**TASK DETAILS**
Set down all of the data that follows word for word, without the images.

**COLLECTED MATERIAL**
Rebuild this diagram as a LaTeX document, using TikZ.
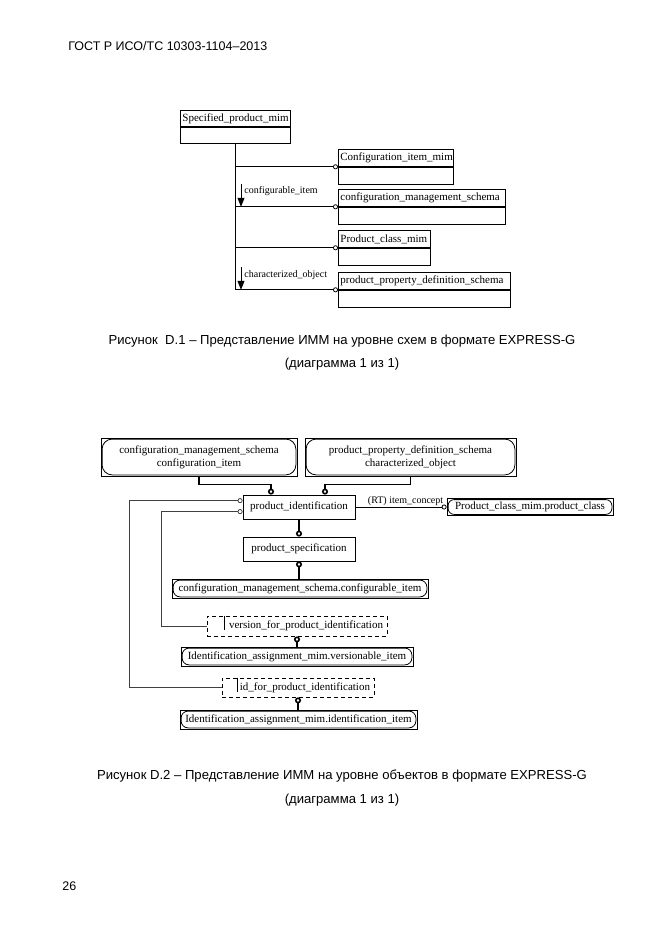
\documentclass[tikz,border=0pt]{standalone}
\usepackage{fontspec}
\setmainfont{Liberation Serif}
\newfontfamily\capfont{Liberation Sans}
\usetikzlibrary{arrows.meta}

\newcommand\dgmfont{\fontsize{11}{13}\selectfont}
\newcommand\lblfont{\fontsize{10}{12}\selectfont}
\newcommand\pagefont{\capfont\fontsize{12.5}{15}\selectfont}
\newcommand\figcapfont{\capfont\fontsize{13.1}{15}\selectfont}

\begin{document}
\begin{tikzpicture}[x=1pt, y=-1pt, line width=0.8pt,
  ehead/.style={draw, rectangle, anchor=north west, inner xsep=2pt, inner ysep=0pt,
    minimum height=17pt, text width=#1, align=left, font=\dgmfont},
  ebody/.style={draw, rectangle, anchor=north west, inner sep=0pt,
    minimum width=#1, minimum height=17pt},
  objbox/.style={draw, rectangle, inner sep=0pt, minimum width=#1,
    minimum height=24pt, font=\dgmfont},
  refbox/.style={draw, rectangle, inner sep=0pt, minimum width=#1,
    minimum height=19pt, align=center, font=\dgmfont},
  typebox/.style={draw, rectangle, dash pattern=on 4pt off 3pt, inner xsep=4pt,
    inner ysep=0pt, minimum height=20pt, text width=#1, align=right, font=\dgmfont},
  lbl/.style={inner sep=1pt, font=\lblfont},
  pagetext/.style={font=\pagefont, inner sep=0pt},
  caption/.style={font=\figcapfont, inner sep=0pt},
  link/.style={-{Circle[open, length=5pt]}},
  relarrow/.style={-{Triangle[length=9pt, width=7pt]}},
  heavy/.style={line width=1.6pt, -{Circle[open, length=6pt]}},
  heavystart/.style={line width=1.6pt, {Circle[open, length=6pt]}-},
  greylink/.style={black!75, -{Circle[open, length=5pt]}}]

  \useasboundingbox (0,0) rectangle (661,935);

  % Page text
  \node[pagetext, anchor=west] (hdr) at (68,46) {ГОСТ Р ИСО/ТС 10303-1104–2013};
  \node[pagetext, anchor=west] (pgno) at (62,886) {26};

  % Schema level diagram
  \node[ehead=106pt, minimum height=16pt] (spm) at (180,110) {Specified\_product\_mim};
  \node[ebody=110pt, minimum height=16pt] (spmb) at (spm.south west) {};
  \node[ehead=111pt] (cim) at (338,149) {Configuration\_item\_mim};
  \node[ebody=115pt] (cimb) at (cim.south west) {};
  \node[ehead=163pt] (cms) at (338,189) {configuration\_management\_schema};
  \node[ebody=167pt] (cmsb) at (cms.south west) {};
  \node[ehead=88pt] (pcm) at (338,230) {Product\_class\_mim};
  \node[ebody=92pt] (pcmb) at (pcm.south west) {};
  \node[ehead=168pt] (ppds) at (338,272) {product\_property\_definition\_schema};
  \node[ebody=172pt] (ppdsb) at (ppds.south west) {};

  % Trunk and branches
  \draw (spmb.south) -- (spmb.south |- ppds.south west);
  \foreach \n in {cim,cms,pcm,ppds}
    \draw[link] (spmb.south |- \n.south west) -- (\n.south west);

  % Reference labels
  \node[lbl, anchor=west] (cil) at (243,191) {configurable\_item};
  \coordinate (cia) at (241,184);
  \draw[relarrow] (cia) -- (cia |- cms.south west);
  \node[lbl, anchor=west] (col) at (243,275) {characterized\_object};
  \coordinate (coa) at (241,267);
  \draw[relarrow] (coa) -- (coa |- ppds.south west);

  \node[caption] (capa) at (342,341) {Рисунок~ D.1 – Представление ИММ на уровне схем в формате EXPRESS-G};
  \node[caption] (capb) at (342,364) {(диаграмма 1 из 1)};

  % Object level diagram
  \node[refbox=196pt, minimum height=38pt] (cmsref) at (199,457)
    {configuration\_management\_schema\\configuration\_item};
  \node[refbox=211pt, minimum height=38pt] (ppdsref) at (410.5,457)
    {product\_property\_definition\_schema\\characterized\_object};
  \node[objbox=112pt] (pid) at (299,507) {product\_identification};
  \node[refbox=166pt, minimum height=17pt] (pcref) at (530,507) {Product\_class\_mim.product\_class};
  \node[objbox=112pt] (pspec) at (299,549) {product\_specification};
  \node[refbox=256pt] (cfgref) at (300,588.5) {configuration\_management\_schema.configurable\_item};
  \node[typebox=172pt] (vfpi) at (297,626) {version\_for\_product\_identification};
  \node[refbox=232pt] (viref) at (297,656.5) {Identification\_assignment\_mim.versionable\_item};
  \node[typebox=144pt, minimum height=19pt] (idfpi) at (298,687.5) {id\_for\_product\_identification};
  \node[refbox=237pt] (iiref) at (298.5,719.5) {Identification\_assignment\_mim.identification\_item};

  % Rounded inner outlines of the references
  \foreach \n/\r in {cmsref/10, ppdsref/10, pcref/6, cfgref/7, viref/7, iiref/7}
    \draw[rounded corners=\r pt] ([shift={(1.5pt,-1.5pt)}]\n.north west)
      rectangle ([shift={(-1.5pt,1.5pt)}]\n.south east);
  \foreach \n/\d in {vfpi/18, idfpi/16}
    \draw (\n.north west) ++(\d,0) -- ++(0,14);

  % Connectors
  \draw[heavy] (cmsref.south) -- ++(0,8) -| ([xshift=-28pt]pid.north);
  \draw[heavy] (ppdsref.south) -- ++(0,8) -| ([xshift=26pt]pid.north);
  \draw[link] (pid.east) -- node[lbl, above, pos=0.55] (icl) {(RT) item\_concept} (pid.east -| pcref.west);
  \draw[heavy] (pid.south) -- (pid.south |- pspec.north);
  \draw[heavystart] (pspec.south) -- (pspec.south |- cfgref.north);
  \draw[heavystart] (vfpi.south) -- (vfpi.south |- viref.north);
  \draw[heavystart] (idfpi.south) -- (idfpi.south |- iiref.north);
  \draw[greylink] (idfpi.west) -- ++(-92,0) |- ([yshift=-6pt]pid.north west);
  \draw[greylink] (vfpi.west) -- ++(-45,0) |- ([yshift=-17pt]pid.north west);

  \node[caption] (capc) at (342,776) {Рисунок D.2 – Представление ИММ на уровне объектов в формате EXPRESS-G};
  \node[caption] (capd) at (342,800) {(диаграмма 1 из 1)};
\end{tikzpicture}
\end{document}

**SOLUTION**
Rebuild this diagram as a LaTeX document, using TikZ.
\documentclass[tikz,border=0pt]{standalone}
\usepackage{fontspec}
\setmainfont{Liberation Serif}
\newfontfamily\capfont{Liberation Sans}
\usetikzlibrary{arrows.meta}

\newcommand\dgmfont{\fontsize{11}{13}\selectfont}
\newcommand\lblfont{\fontsize{10}{12}\selectfont}
\newcommand\pagefont{\capfont\fontsize{12.5}{15}\selectfont}
\newcommand\figcapfont{\capfont\fontsize{13.1}{15}\selectfont}

\begin{document}
\begin{tikzpicture}[x=1pt, y=-1pt, line width=0.8pt,
  ehead/.style={draw, rectangle, anchor=north west, inner xsep=2pt, inner ysep=0pt,
    minimum height=17pt, text width=#1, align=left, font=\dgmfont},
  ebody/.style={draw, rectangle, anchor=north west, inner sep=0pt,
    minimum width=#1, minimum height=17pt},
  objbox/.style={draw, rectangle, inner sep=0pt, minimum width=#1,
    minimum height=24pt, font=\dgmfont},
  refbox/.style={draw, rectangle, inner sep=0pt, minimum width=#1,
    minimum height=19pt, align=center, font=\dgmfont},
  typebox/.style={draw, rectangle, dash pattern=on 4pt off 3pt, inner xsep=4pt,
    inner ysep=0pt, minimum height=20pt, text width=#1, align=right, font=\dgmfont},
  lbl/.style={inner sep=1pt, font=\lblfont},
  pagetext/.style={font=\pagefont, inner sep=0pt},
  caption/.style={font=\figcapfont, inner sep=0pt},
  link/.style={-{Circle[open, length=5pt]}},
  relarrow/.style={-{Triangle[length=9pt, width=7pt]}},
  heavy/.style={line width=1.6pt, -{Circle[open, length=6pt]}},
  heavystart/.style={line width=1.6pt, {Circle[open, length=6pt]}-},
  greylink/.style={black!75, -{Circle[open, length=5pt]}}]

  \useasboundingbox (0,0) rectangle (661,935);

  % Page text
  \node[pagetext, anchor=west] (hdr) at (68,46) {ГОСТ Р ИСО/ТС 10303-1104–2013};
  \node[pagetext, anchor=west] (pgno) at (62,886) {26};

  % Schema level diagram
  \node[ehead=106pt, minimum height=16pt] (spm) at (180,110) {Specified\_product\_mim};
  \node[ebody=110pt, minimum height=16pt] (spmb) at (spm.south west) {};
  \node[ehead=111pt] (cim) at (338,149) {Configuration\_item\_mim};
  \node[ebody=115pt] (cimb) at (cim.south west) {};
  \node[ehead=163pt] (cms) at (338,189) {configuration\_management\_schema};
  \node[ebody=167pt] (cmsb) at (cms.south west) {};
  \node[ehead=88pt] (pcm) at (338,230) {Product\_class\_mim};
  \node[ebody=92pt] (pcmb) at (pcm.south west) {};
  \node[ehead=168pt] (ppds) at (338,272) {product\_property\_definition\_schema};
  \node[ebody=172pt] (ppdsb) at (ppds.south west) {};

  % Trunk and branches
  \draw (spmb.south) -- (spmb.south |- ppds.south west);
  \foreach \n in {cim,cms,pcm,ppds}
    \draw[link] (spmb.south |- \n.south west) -- (\n.south west);

  % Reference labels
  \node[lbl, anchor=west] (cil) at (243,191) {configurable\_item};
  \coordinate (cia) at (241,184);
  \draw[relarrow] (cia) -- (cia |- cms.south west);
  \node[lbl, anchor=west] (col) at (243,275) {characterized\_object};
  \coordinate (coa) at (241,267);
  \draw[relarrow] (coa) -- (coa |- ppds.south west);

  \node[caption] (capa) at (342,341) {Рисунок~ D.1 – Представление ИММ на уровне схем в формате EXPRESS-G};
  \node[caption] (capb) at (342,364) {(диаграмма 1 из 1)};

  % Object level diagram
  \node[refbox=196pt, minimum height=38pt] (cmsref) at (199,457)
    {configuration\_management\_schema\\configuration\_item};
  \node[refbox=211pt, minimum height=38pt] (ppdsref) at (410.5,457)
    {product\_property\_definition\_schema\\characterized\_object};
  \node[objbox=112pt] (pid) at (299,507) {product\_identification};
  \node[refbox=166pt, minimum height=17pt] (pcref) at (530,507) {Product\_class\_mim.product\_class};
  \node[objbox=112pt] (pspec) at (299,549) {product\_specification};
  \node[refbox=256pt] (cfgref) at (300,588.5) {configuration\_management\_schema.configurable\_item};
  \node[typebox=172pt] (vfpi) at (297,626) {version\_for\_product\_identification};
  \node[refbox=232pt] (viref) at (297,656.5) {Identification\_assignment\_mim.versionable\_item};
  \node[typebox=144pt, minimum height=19pt] (idfpi) at (298,687.5) {id\_for\_product\_identification};
  \node[refbox=237pt] (iiref) at (298.5,719.5) {Identification\_assignment\_mim.identification\_item};

  % Rounded inner outlines of the references
  \foreach \n/\r in {cmsref/10, ppdsref/10, pcref/6, cfgref/7, viref/7, iiref/7}
    \draw[rounded corners=\r pt] ([shift={(1.5pt,-1.5pt)}]\n.north west)
      rectangle ([shift={(-1.5pt,1.5pt)}]\n.south east);
  \foreach \n/\d in {vfpi/18, idfpi/16}
    \draw (\n.north west) ++(\d,0) -- ++(0,14);

  % Connectors
  \draw[heavy] (cmsref.south) -- ++(0,8) -| ([xshift=-28pt]pid.north);
  \draw[heavy] (ppdsref.south) -- ++(0,8) -| ([xshift=26pt]pid.north);
  \draw[link] (pid.east) -- node[lbl, above, pos=0.55] (icl) {(RT) item\_concept} (pid.east -| pcref.west);
  \draw[heavy] (pid.south) -- (pid.south |- pspec.north);
  \draw[heavystart] (pspec.south) -- (pspec.south |- cfgref.north);
  \draw[heavystart] (vfpi.south) -- (vfpi.south |- viref.north);
  \draw[heavystart] (idfpi.south) -- (idfpi.south |- iiref.north);
  \draw[greylink] (idfpi.west) -- ++(-92,0) |- ([yshift=-6pt]pid.north west);
  \draw[greylink] (vfpi.west) -- ++(-45,0) |- ([yshift=-17pt]pid.north west);

  \node[caption] (capc) at (342,776) {Рисунок D.2 – Представление ИММ на уровне объектов в формате EXPRESS-G};
  \node[caption] (capd) at (342,800) {(диаграмма 1 из 1)};
\end{tikzpicture}
\end{document}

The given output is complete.